Sobre o aspecto visual, o jogo está lindo. Os cenários foram bem construídos e trazem muita realidade ao jogo. A modelagem dos personagem, especialmente do protagonista, tem um nível de realismo e detalhes impressionante. As cutscenes são um show à parte, com movimentos e expressões muito fluidas e realistas. Vale destacar as presenças de Mads Mikkelsen e do onipresente Troy Baker, além de vários outros rostos conhecidos.
Talvez você esteja se perguntando: se o jogo em si não é tão divertido, a história compensa? Infelizmente, não. A narrativa é muito boa, o mundo é interessante, há uma vontade de saber o que vai acontecer, mas ao final, não pareceu suficiente. Então a história é ruim? Não! Mas as comparações com Metal Gear são inevitáveis (e digo em termos de qualidade, reviravoltas e coisas instigantes, pois a pegada aqui é muito diferente). Parece que Kojima tentou fazer algo mais intimista, que traga reflexões sobre outras questões profundas. E sim, a história tem muita qualidade Talvez faltou mais impacto.
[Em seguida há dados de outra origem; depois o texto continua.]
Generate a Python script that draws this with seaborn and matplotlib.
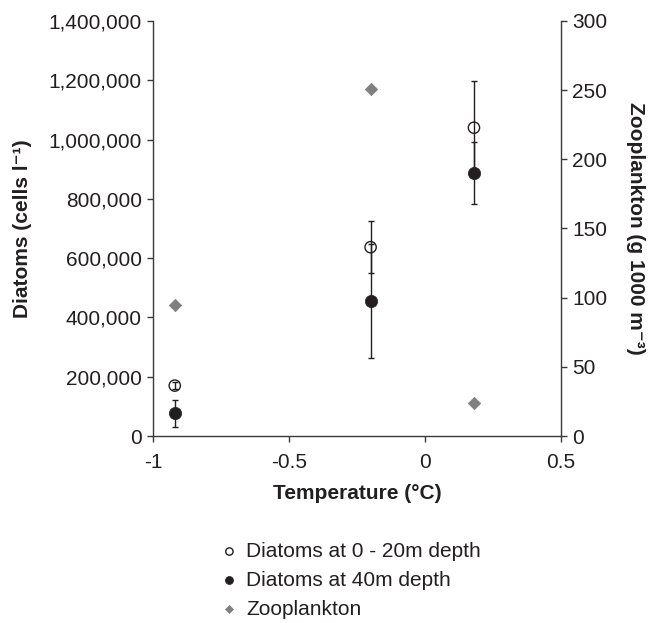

Como puderam notar, o jogo tem altos e baixos. O jogo não parece comercialmente apelativo. Na verdade, ele tem tudo que um jogo comercialmente promissor não pede. Mas, se relembrarmos o início de sua carreira, Kojima propôs, em 1987, um jogo onde fugir e se esconder é melhor que matar, o que ia na contramão do senso comum. Muitos não botaram fé no jovem Hideo, mas o jogo acabou saindo e fez história Foi o primeiro Metal Gear. Aqui, Kojima quis criar um novo gênero, trazer algo diferente, e até conseguiu. Death Stranding tem um quê diferente dos outros jogos, isso é fato. Se isso é bom ou ruim, cabe ao jogador decidir. Fica muito difícil recomendar este jogo por causa de sua morosidade e proposta. Mas, relembrando tudo que fiz nas mais de 40 horas, tiveram momentos interessantes que trouxeram emoções variadas (satisfação, raiva, frustração,). É um jogo contemplativo para quem tem paciência.